2. We do not believe that because the contract was let under the former act of 1901, the assessment might not be made by the board of public works under the later act of 1905, and we believe that when the legislature said “this repeal shall not affect pending litigation or proceeding thereunder,” it meant that any proceeding under any pending litigation should not be affected by the later act, for it is further provided in §43 of the act of 1905 “In case any city, * * * under the terms of this act, shall have commenced any proceedings or undertakings of a public nature which shall have been lawfully commenced or undertaken, the same shall not be interrupted by the passage of this act, but shall be taken up and carried forward by the proper officer or department as prescribed in this act.” Acts 1905 p. 219, §43, §8644 Burns 1908. These two sections of the act are not in conflict, nor are they antagonistic to each other and when they are read with all the other sections of the act, and when considered in the light of the purposes intended to be accomplished by the law, we believe we have placed upon the section relied upon by appellee the construction which was intended by the legislature.

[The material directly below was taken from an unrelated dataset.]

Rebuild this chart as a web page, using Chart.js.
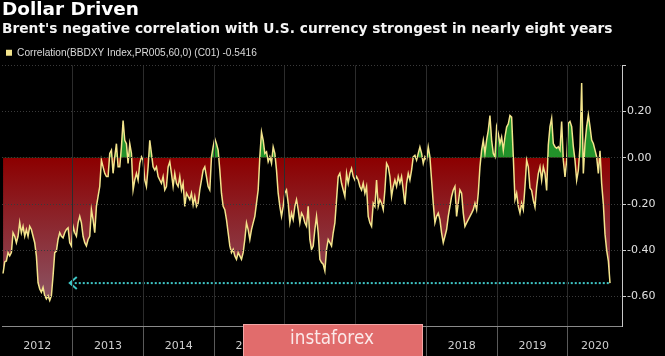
<!DOCTYPE html>
<html><head><meta charset="utf-8">
<script src="https://cdn.jsdelivr.net/npm/chart.js@4.4.1/dist/chart.umd.min.js"></script>
<style>html,body{margin:0;padding:0;background:#000;overflow:hidden}#wrap{width:665px;height:356px;position:relative}</style>
</head><body><div id="wrap"><canvas id="c"></canvas></div>
<script>
const titleText = 'Dollar Driven';
const subtitleText = "Brent's negative correlation with U.S. currency strongest in nearly eight years";
const seriesName = 'Correlation(BBDXY Index,PR005,60,0) (C01) -0.5416';
const yearLabels = ['2012','2013','2014','2015','2016','2017','2018','2019','2020'];
const yTickValues = [-0.6, -0.4, -0.2, 0, 0.2, 0.4];
const xMin = 2012, xMax = 2020.765, yMin = -0.727, yMax = 0.4;
const firstReading = 2012.0146;   // decimal year of first reading
const readingStep = 0.023574;     // years between readings
const correlation = [
-0.50,-0.45,-0.446,-0.41,-0.424,-0.41,-0.324,-0.339,-0.367,-0.339,
-0.279,-0.324,-0.296,-0.339,-0.31,-0.339,-0.296,-0.31,-0.339,-0.367,
-0.424,-0.539,-0.567,-0.581,-0.56,-0.596,-0.61,-0.596,-0.617,-0.596,
-0.51,-0.41,-0.403,-0.353,-0.324,-0.339,-0.346,-0.324,-0.31,-0.303,
-0.367,-0.381,-0.296,-0.324,-0.339,-0.281,-0.253,-0.281,-0.339,-0.367,
-0.381,-0.353,-0.339,-0.224,-0.267,-0.324,-0.21,-0.167,-0.124,-0.01,
-0.039,-0.067,-0.081,
-0.081,0.019,0.033,-0.067,0.004,0.061,-0.039,-0.039,0.047,0.161,
0.076,0.061,-0.024,0.061,0.019,-0.139,-0.096,-0.067,-0.096,-0.024,
0.004,-0.01,-0.096,-0.124,-0.039,0.076,0.019,-0.039,-0.053,-0.039,
-0.081,-0.096,-0.11,-0.081,-0.139,-0.124,-0.039,-0.017,-0.067,-0.124,
-0.067,-0.11,-0.124,-0.081,-0.139,-0.11,-0.21,-0.153,-0.167,-0.181,
-0.153,-0.203,-0.167,-0.21,-0.196,-0.139,-0.096,-0.053,-0.039,-0.081,
-0.124,-0.139,
0.004,0.047,0.083,0.061,0.033,-0.053,-0.153,-0.21,-0.224,-0.267,
-0.324,-0.381,-0.41,-0.396,-0.424,-0.439,-0.41,-0.424,-0.439,-0.41,
-0.353,-0.281,-0.31,-0.353,-0.31,-0.281,-0.253,-0.196,-0.139,0.004,
0.111,0.076,0.019,0.026,-0.017,0.004,-0.024,0.047,0.019,-0.053,
-0.153,-0.21,-0.253,-0.21,-0.153,-0.139,-0.196,-0.281,-0.239,-0.267,
-0.21,-0.181,-0.224,-0.281,-0.239,-0.253,-0.281,-0.296,-0.21,-0.353,
-0.396,-0.381,-0.31,
-0.253,-0.324,-0.439,-0.453,-0.46,-0.489,-0.396,-0.353,-0.367,-0.381,
-0.324,-0.281,-0.181,-0.081,-0.067,-0.11,-0.139,-0.167,-0.067,-0.11,
-0.067,-0.046,-0.081,-0.096,-0.081,-0.096,-0.124,-0.139,-0.11,-0.153,
-0.124,-0.253,-0.281,-0.296,-0.196,-0.21,-0.096,-0.21,-0.181,-0.196,
-0.224,-0.139,-0.024,-0.039,-0.081,-0.167,-0.124,-0.096,-0.124,-0.081,
-0.11,-0.081,-0.139,-0.203,-0.11,-0.067,-0.096,-0.053,0.004,0.011,
-0.01,0.019,0.047,
0.019,-0.024,0.004,-0.01,0.047,0.004,-0.096,-0.196,-0.281,-0.253,
-0.239,-0.267,-0.324,-0.367,-0.339,-0.31,-0.253,-0.21,-0.167,-0.139,
-0.124,-0.253,-0.196,-0.139,-0.153,-0.239,-0.296,-0.281,-0.267,-0.253,
-0.239,-0.224,-0.196,-0.224,-0.153,-0.039,0.033,0.076,0.019,0.076,
0.119,0.183,0.076,0.019,0.004,0.133,0.104,0.061,0.09,0.033,
0.09,0.133,0.147,0.183,0.176,0.004,-0.181,-0.153,-0.21,-0.239,
-0.196,-0.224,-0.124,-0.01,-0.039,-0.13,
-0.141,-0.184,-0.213,-0.126,-0.068,-0.039,-0.097,-0.039,-0.068,-0.141,
0.055,0.135,0.171,0.062,0.048,0.041,0.048,0.033,0.157,-0.01,
-0.083,-0.01,0.149,0.157,0.135,0.048,-0.01,-0.097,-0.054,0.048,
0.323,-0.068,0.062,0.135,0.186,0.135,0.077,0.062,0.033,0.004,
-0.068,0.03,-0.112,-0.2,-0.33,-0.4,-0.445,-0.5416
];
const dates = correlation.map((_, i) => firstReading + i * readingStep);
const latestValue = correlation[correlation.length - 1];
const arrowFrom = 2012.958;   // where the comparison arrow points (2012 low)
const watermarkText = 'instaforex';

// label positions: centred in each year interval (last interval clipped by axis end)
const yearBoundaries = yearLabels.map(Number);
const labelPositions = yearBoundaries.map((y, i) => i < yearBoundaries.length - 1 ? y + 0.5 : (y + xMax) / 2);
const xTickValues = [...yearBoundaries, ...labelPositions].sort((a, b) => a - b);

function fitSize(text, family, weight, target) {
  const c = document.createElement('canvas').getContext('2d');
  c.font = `${weight} 100px ${family}`;
  return 100 * target / c.measureText(text).width;
}
const titleSize = fitSize(titleText, '"DejaVu Sans"', 'bold', 137);
const subSize = fitSize(subtitleText, '"DejaVu Sans"', 'bold', 611);
const legSize = fitSize(seriesName, '"Liberation Sans"', 'normal', 240);

function redFill(chart) {
  const {chartArea, scales} = chart;
  if (!chartArea || !scales.y) return '#8e0000';
  const y0 = scales.y.getPixelForValue(0), y1 = scales.y.getPixelForValue(-0.62);
  const g = chart.ctx.createLinearGradient(0, y0, 0, y1);
  g.addColorStop(0, '#8c0000');
  g.addColorStop(1, '#8b5565');
  return g;
}

const bgPlugin = { id: 'bg', beforeDraw(chart) {
  const {ctx, width, height} = chart;
  ctx.save(); ctx.fillStyle = '#000'; ctx.fillRect(0, 0, width, height); ctx.restore();
}};

const arrowPlugin = { id: 'arrow', afterDatasetsDraw(chart) {
  const {ctx, scales: {x, y}} = chart;
  const yy = y.getPixelForValue(latestValue);
  const x0 = x.getPixelForValue(arrowFrom), x1 = x.getPixelForValue(dates[dates.length - 1]);
  ctx.save();
  ctx.strokeStyle = '#3ec6c6'; ctx.lineWidth = 2;
  ctx.setLineDash([2, 2]);
  ctx.beginPath(); ctx.moveTo(x0 + 1, yy); ctx.lineTo(x1, yy); ctx.stroke();
  ctx.setLineDash([]);
  ctx.beginPath(); ctx.moveTo(x0 + 7, yy - 6); ctx.lineTo(x0, yy); ctx.lineTo(x0 + 7, yy + 6); ctx.stroke();
  ctx.restore();
}};

const watermarkPlugin = { id: 'wm', afterDraw(chart) {
  const {ctx} = chart;
  ctx.save();
  ctx.fillStyle = '#e16c6c';
  ctx.fillRect(243.5, 324.5, 179, 32);
  ctx.strokeStyle = '#f2a6a6'; ctx.lineWidth = 1;
  ctx.strokeRect(243.5, 324.5, 179, 32);
  ctx.fillStyle = '#fbe9e9';
  ctx.font = '19px "DejaVu Sans"';
  ctx.textAlign = 'center'; ctx.textBaseline = 'middle';
  const w = ctx.measureText(watermarkText).width;
  ctx.translate(332, 339);
  ctx.scale(84 / w, 1);
  ctx.fillText(watermarkText, 0, 0);
  ctx.restore();
}};

new Chart(document.getElementById('c'), {
  type: 'line',
  data: { datasets: [{
    label: seriesName,
    data: dates.map((d, i) => ({x: d, y: correlation[i]})),
    borderColor: '#f3e48c',
    borderWidth: 1.5,
    pointRadius: 0,
    tension: 0,
    fill: {target: {value: 0}, above: '#22922a'},
    backgroundColor: ctx => redFill(ctx.chart)
  }]},
  options: {
    responsive: true, maintainAspectRatio: false, animation: false, devicePixelRatio: 1,
    layout: {padding: {left: 2, right: 0, top: 0, bottom: 0}},
    plugins: {
      title: {display: true, text: titleText, align: 'start', color: '#ffffff',
        font: {family: 'DejaVu Sans', weight: 'bold', size: titleSize, lineHeight: 21 / titleSize},
        padding: {top: 0, bottom: 1}},
      subtitle: {display: true, text: subtitleText, align: 'start', color: '#f4f4f4',
        font: {family: 'DejaVu Sans', weight: 'bold', size: subSize, lineHeight: 1},
        padding: {top: 0.25, bottom: 7.75}},
      legend: {display: true, align: 'start', maxHeight: 21.5,
        labels: {boxWidth: 6, boxHeight: 6, padding: 4, color: '#dadada',
          font: {family: 'Liberation Sans', size: legSize},
          generateLabels: () => [{text: seriesName, fillStyle: '#f3e48c', strokeStyle: '#f3e48c', lineWidth: 0, hidden: false, datasetIndex: 0, fontColor: '#dadada'}]}},
      tooltip: {enabled: false}
    },
    scales: {
      x: {
        type: 'linear', min: xMin, max: xMax,
        afterBuildTicks: s => { s.ticks = xTickValues.map(v => ({value: v})); },
        afterFit: s => { s.height = 30; },
        ticks: {autoSkip: false, maxRotation: 0, minRotation: 0, padding: -16, color: '#cfcfcf',
          font: {family: 'DejaVu Sans', size: 11},
          callback: v => { const i = labelPositions.indexOf(v); return i >= 0 ? yearLabels[i] : ''; }},
        grid: {
          z: 1,
          color: c => (c.tick && Number.isInteger(c.tick.value) && c.tick.value > xMin) ? '#2c2c2c' : 'rgba(0,0,0,0)',
          tickColor: c => (c.tick && Number.isInteger(c.tick.value) && c.tick.value > xMin) ? '#5a5a5a' : 'rgba(0,0,0,0)',
          tickLength: 30, lineWidth: 1
        },
        border: {display: true, color: '#8a8a8a', width: 1, z: 2}
      },
      y: {
        type: 'linear', position: 'right', min: yMin, max: yMax,
        afterBuildTicks: s => { s.ticks = yTickValues.map(v => ({value: v})); },
        afterFit: s => { s.width = 43; },
        ticks: {color: '#e0e0e0', padding: 1, font: {family: 'DejaVu Sans', size: 11},
          callback: v => v > 0.3 ? '' : v.toFixed(2)},
        grid: {z: 1, color: '#3a3a3a', tickColor: '#cfcfcf', tickLength: 4, lineWidth: 1},
        border: {display: true, color: '#c8c8c8', width: 1, dash: [1, 2], z: 2}
      }
    }
  },
  plugins: [bgPlugin, arrowPlugin, watermarkPlugin]
});
</script>
</body></html>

*6493. 2. Again, we are of the opinion that when the common council of the city of Logansport passed the declaratory resolution and let the contract above referred to, it acted only in a ministerial capacity and its action in such ministerial capacity ended when the preliminary steps were concluded, but when it became necessary to assess the property and collect the pay for the work, the functions to be performed in so doing were of a quasi-judicial character, as is manifest by a consideration of the provisions of the law relating to the manner in which the assessment can only be made, and these later judicial proceedings, although dependent upon the preliminary administrative acts of the common council, are separate and distinct proceedings from such administrative acts. Brownell Improv. Co. v. Nixon (1911), 48 Ind. App. 195, 206, 92 N. E. 693, 95 N. E. 585, and cases there cited. 23 Am. and Eng. Ency. Law (2d ed.) 155, and cases cited. The saving clause in question could have no application to the assessment made by the board of public works, for such action is fully authorized and provided for by §43 of the act of 1905, supra. The fourth paragraph of appellees’ answer is insufficient, and the court erred in refusing to sustain the demurrer thereto.

Appellant has also argued that, even if the court should hold that the act of 1901 should apply, appellees are es-topped from setting up that fact, for the reason that their predecessor in interest, voluntarily took part in the proceedings under the act of 1905, and appealed from the assessment of the board of public works. As we have decided that the act of 1905 applied, the question of estoppel becomes. nugatory.

Judgment reversed, with directions to sustain the demurrer to appellees’ fourth paragraph of answer.

Lairy, C. J., not participating.

Note. — Reported in 104 N. E. 45. As to rule that assessments must be limited to benefits received, see 68 Am. St. 716; see, also, under (1) 28 Cyc. 1105; (2) 28 Cyc. 1106.